## Short task
Copy out all lines with the word "that" in them.

## Dataset section
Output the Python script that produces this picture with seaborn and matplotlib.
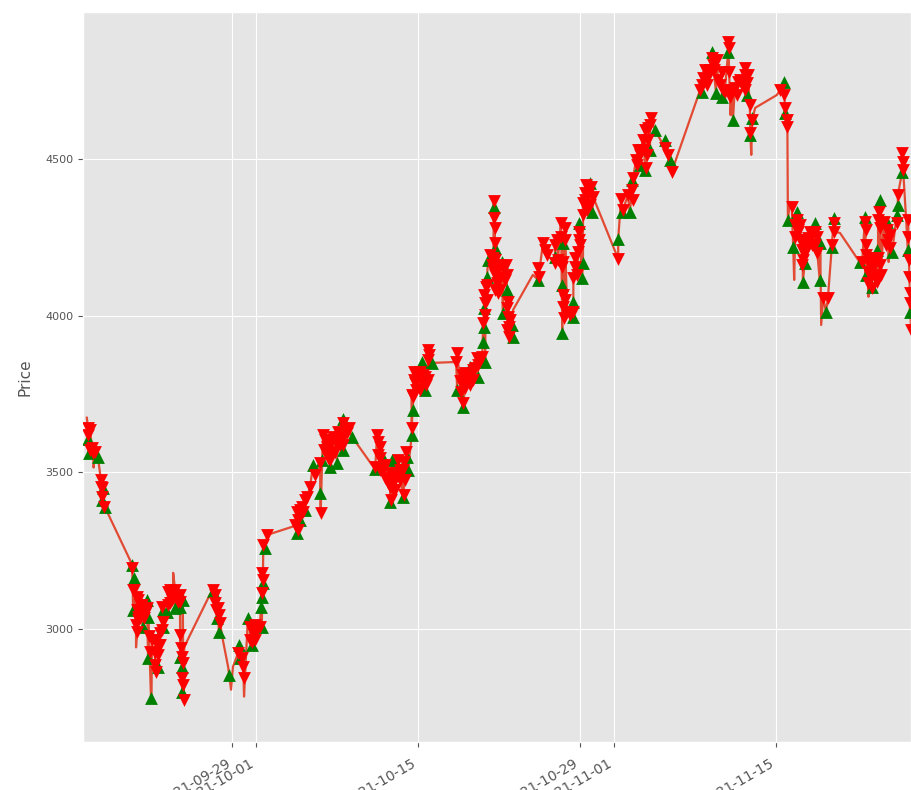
import pandas as pd
import numpy as np
import matplotlib
matplotlib.use("Agg")
import matplotlib.pyplot as plt
import matplotlib.dates as mdates
import seaborn as sns

# hours counted from the start date, prices
start = pd.Timestamp("2021-09-16")

sell_hours = [12, 13, 21, 23, 39, 40, 41, 42, 46, 104, 106, 114, 120, 115, 135, 116, 126, 117, 139, 140, 151, 152,
              162, 168, 166, 158, 178, 189, 203, 187, 199, 204, 205, 207, 209, 208, 210, 211,
              272, 276, 282, 284, 286, 324, 332, 334, 335, 348, 369, 355, 352, 363, 373, 374, 375, 376, 384,
              446, 452, 447, 448, 456, 467, 473, 483, 494, 495, 500, 510, 521, 535, 550, 541, 501, 514, 508, 529, 542,
              612, 613, 618, 614, 608, 624, 639, 635, 640, 653, 666, 667, 660, 645, 672, 684, 686, 691, 697, 705, 711, 718, 719,
              778, 776, 790, 784, 791, 798, 805, 811, 819, 830, 832, 836, 837, 854, 855, 856, 857, 852, 853, 861, 863, 873, 881, 867,
              882, 884, 885, 886, 946, 947, 956, 964, 985, 993, 994, 981, 996, 997, 998, 999, 1018, 1019, 1022, 1029, 1030, 1031,
              1043, 1039, 1047, 1056, 1060, 1112, 1118, 1122, 1141, 1142, 1149, 1157, 1168, 1174, 1172, 1169, 1180, 1209, 1215, 1223,
              1286, 1282, 1292, 1306, 1308, 1317, 1298, 1319, 1329, 1340, 1341, 1342, 1344, 1358, 1375, 1376, 1365, 1379, 1385, 1390, 1386,
              1448, 1456, 1458, 1462, 1463, 1472, 1483, 1484, 1479, 1493, 1506, 1520, 1524, 1499, 1495, 1525, 1537, 1547, 1555, 1559, 1560,
              1618, 1624, 1625, 1626, 1645, 1640, 1646, 1630, 1653, 1651, 1669, 1672, 1676, 1690, 1692, 1701, 1702, 1703,
              1713, 1714, 1715, 1716, 1717, 1718, 1719,
              # denser part of the clusters
              16, 16, 27, 108, 116, 124, 128, 132, 120, 112, 114, 145, 151, 158, 154, 162, 166,
              182, 193, 182, 195, 203, 178, 278, 276, 358, 358, 348, 442, 458, 462,
              504, 514, 525, 525, 535, 546, 518, 510, 531, 553, 541,
              618, 628, 643, 651, 628, 649, 659, 668, 670, 655, 639, 618,
              684, 688, 688, 692, 701, 701, 707, 713, 717, 718,
              788, 794, 800, 794, 805, 811, 815, 821, 786, 836, 834, 840, 840,
              846, 850, 856, 856, 856, 867, 863, 879, 867, 877, 887, 882, 884,
              960, 981, 1002, 1002, 987, 998, 1002, 1006, 1012, 1022, 1033, 1027, 1043, 1045, 1049, 1053, 1039,
              1151, 1159, 1163, 1178, 1166, 1174, 1153, 1143, 1132,
              1288, 1296, 1302, 1310, 1323, 1327, 1333, 1348, 1354, 1369, 1375, 1360, 1381,
              1479, 1489, 1489, 1485, 1499, 1510, 1514, 1504, 1493, 1493, 1520, 1514,
              1630, 1630, 1638, 1634, 1651, 1655, 1651, 1638, 1649, 1657, 1626, 1655, 1663, 1675, 1667]
sell_price = [3642, 3620, 3578, 3562, 3476, 3454, 3450, 3422, 3390, 3195, 3125, 3103, 3077, 3061, 3068, 3029, 3052, 3039, 2978, 2927, 2924, 2886,
              2988, 3023, 3071, 2950, 3119, 3109, 3109, 3093, 3087, 2982, 2940, 2911, 2892, 2844, 2822, 2774,
              3125, 3084, 3068, 3045, 3020, 2924, 2908, 2879, 2844, 3007, 3007, 2988, 2959, 2998, 3116, 3179, 3157, 3269, 3300,
              3374, 3380, 3316, 3348, 3390, 3422, 3454, 3492, 3530, 3371, 3620, 3604, 3613, 3613, 3626, 3658, 3572, 3540, 3581, 3594, 3610,
              3620, 3597, 3581, 3556, 3517, 3508, 3498, 3466, 3412, 3498, 3508, 3428, 3476, 3444, 3565, 3642, 3741, 3785, 3804, 3785, 3804, 3891, 3875,
              3881, 3852, 3785, 3792, 3722, 3795, 3804, 3827, 3865, 3868, 3977, 4041, 4092, 4366, 4312, 4280, 4232, 4184, 4146, 4104, 4072, 4152, 4130, 4120,
              4025, 3996, 3964, 3932, 4152, 4124, 4232, 4194, 4242, 4296, 4251, 4168, 4155, 4066, 4028, 3993, 4012, 4120, 4155, 4203, 4242, 4267,
              4392, 4360, 4337, 4411, 4379, 4181, 4372, 4337, 4401, 4369, 4497, 4513, 4593, 4561, 4513, 4471, 4631, 4535, 4513, 4459,
              4736, 4720, 4784, 4822, 4800, 4816, 4762, 4752, 4720, 4873, 4854, 4778, 4698, 4704, 4790, 4768, 4752, 4742, 4672, 4624, 4583,
              4721, 4705, 4663, 4624, 4602, 4347, 4305, 4273, 4251, 4242, 4248, 4267, 4251, 4200, 4178, 4200, 4057, 4057, 4226, 4296, 4267,
              4171, 4299, 4273, 4226, 4184, 4152, 4124, 4104, 4331, 4305, 4273, 4242, 4216, 4296, 4385, 4519, 4490, 4465,
              4305, 4251, 4178, 4124, 4073, 4041, 3954,
              # denser part of the clusters
              3636, 3572, 3565, 3125, 3093, 3077, 3036, 3055, 3036, 3013, 2991, 2965, 2965, 2917, 2863, 2950, 2998,
              3125, 3125, 3084, 3100, 3087, 3077, 3061, 3109, 3014, 2965, 2965, 3332, 3374, 3412,
              3604, 3588, 3604, 3565, 3588, 3635, 3556, 3546, 3629, 3642, 3588,
              3508, 3482, 3476, 3482, 3524, 3444, 3508, 3533, 3476, 3540, 3454, 3546,
              3747, 3795, 3820, 3763, 3820, 3763, 3810, 3779, 3795, 3859,
              3811, 3817, 3801, 3769, 3779, 3795, 3833, 3842, 3757, 4002, 4066, 4050, 4098,
              4194, 4162, 4178, 4130, 4082, 4162, 4146, 4162, 4082, 4114, 3986, 3954, 4044,
              4210, 4226, 4242, 4280, 4178, 4171, 4050, 4012, 4002, 4184, 4226, 4130, 4369, 4417, 4385, 4353, 4321,
              4481, 4529, 4561, 4608, 4529, 4599, 4529, 4439, 4385,
              4758, 4736, 4784, 4784, 4736, 4778, 4714, 4720, 4727, 4736, 4720, 4746, 4768,
              4289, 4289, 4242, 4267, 4242, 4267, 4226, 4216, 4210, 4162, 4226, 4258,
              4171, 4140, 4184, 4130, 4184, 4162, 4120, 4089, 4108, 4130, 4194, 4280, 4299, 4258, 4226]

buy_hours = [13, 14, 33, 42, 43, 47, 104, 108, 135, 137, 126, 106, 143, 137, 158, 168, 167, 176, 193, 209, 203, 207, 208, 204,
             272, 284, 280, 305, 326, 328, 344, 373, 352, 371, 373, 375, 380,
             446, 452, 462, 494, 479, 498, 514, 529, 541, 560, 541,
             608, 624, 643, 639, 666, 676, 674, 684, 686, 711, 726, 705,
             778, 790, 805, 821, 836, 832, 833, 834, 840, 854, 856, 842, 871, 881, 892, 893, 873,
             946, 995, 996, 1018, 1019, 998, 981, 1031, 1037, 1039, 1058, 1054,
             1112, 1120, 1136, 1141, 1157, 1178, 1188, 1168, 1209, 1219,
             1286, 1306, 1340, 1315, 1327, 1350, 1379, 1386, 1390,
             1456, 1458, 1464, 1483, 1475, 1495, 1530, 1531, 1520, 1499, 1543, 1559, 1555,
             1613, 1624, 1655, 1625, 1638, 1669, 1680, 1692, 1690, 1701, 1713, 1717, 1649]
buy_price = [3607, 3562, 3549, 3412, 3450, 3390, 3205, 3163, 3093, 3039, 3007, 3061, 2781, 2908, 2879, 3061, 3007, 3055, 3068, 3093, 3071, 2879, 2800, 2911,
             3122, 2991, 3036, 2854, 2950, 2908, 3036, 3007, 2950, 3071, 3103, 3147, 3259,
             3307, 3348, 3380, 3434, 3524, 3540, 3518, 3530, 3572, 3613, 3670,
             3511, 3546, 3540, 3406, 3422, 3508, 3549, 3620, 3699, 3763, 3849, 3852,
             3763, 3709, 3836, 3804, 3852, 3916, 3964, 4025, 4124, 4347, 4216, 4178, 4171, 4082, 3970, 3932, 4009,
             4114, 4098, 3945, 4044, 3996, 4232, 4187, 4296, 4120, 4168, 4331, 4424,
             4245, 4331, 4331, 4433, 4481, 4529, 4593, 4465, 4561, 4497,
             4714, 4841, 4841, 4711, 4698, 4624, 4704, 4576, 4631,
             4746, 4647, 4305, 4331, 4219, 4108, 4114, 4232, 4296, 4168, 4012, 4312, 4219,
             4171, 4315, 4369, 4130, 4092, 4299, 4203, 4353, 4322, 4459, 4210, 4012, 4210]

# closes that carry no marker (spikes and the ends of the gaps)
other_hours = [10, 24, 37, 112, 144, 189, 212, 336, 292, 303, 309, 313, 1463, 1468, 1388, 1345, 1477, 1533, 1631, 1673,
               1572, 1607, 1396, 1441, 894, 935, 601, 436, 265]
other_price = [3674, 3515, 3499, 2941, 2765, 3179, 2943, 2784, 2965, 2879, 2806, 2879, 4583, 4363, 4513, 4640, 4114, 3970, 4060, 4171,
               4264, 4184, 4663, 4704, 4018, 4130, 3524, 3326, 3109]

tick_dates = ["2021-09-29", "2021-10-01", "2021-10-15", "2021-10-29", "2021-11-01", "2021-11-15"]
price_ticks = [3000, 3500, 4000, 4500]

def to_time(hours):
    return start + pd.to_timedelta(hours, unit="h")

sell = pd.DataFrame({"Date": to_time(sell_hours), "Price": sell_price})
buy = pd.DataFrame({"Date": to_time(buy_hours), "Price": buy_price})
other = pd.DataFrame({"Date": to_time(other_hours), "Price": other_price})
close = pd.concat([sell, buy, other]).sort_values("Date")

plt.style.use("ggplot")
fig = plt.figure(figsize=(9.11, 7.9), dpi=100)
ax = fig.add_axes([83 / 911, 48 / 790, 828 / 911, 730 / 790])

sns.lineplot(data=close, x="Date", y="Price", color="#E24A33", linewidth=1.6, estimator=None, sort=False, ax=ax, zorder=2)
sns.scatterplot(data=buy, x="Date", y="Price", marker="^", color="green", s=85, linewidth=0, ax=ax, zorder=3)
sns.scatterplot(data=sell, x="Date", y="Price", marker="v", color="red", s=85, linewidth=0, ax=ax, zorder=4)

ax.set_xlim(to_time(2), to_time(1719.3))
ax.set_ylim(2639, 4969)
ax.set_yticks(price_ticks)
ax.set_xticks(pd.to_datetime(tick_dates))
ax.xaxis.set_major_formatter(mdates.DateFormatter("%Y-%m-%d"))
ax.tick_params(axis="y", labelsize=8)
ax.tick_params(axis="x", labelsize=10, pad=7)
plt.setp(ax.get_xticklabels(), rotation=30, ha="right")
ax.set_xlabel("")
ax.set_ylabel("Price", fontsize=11, labelpad=9)

fig.savefig("out.png", dpi=100)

## Output of the exercise
Output the Python script that produces this picture with seaborn and matplotlib.
# closes that carry no marker (spikes and the ends of the gaps)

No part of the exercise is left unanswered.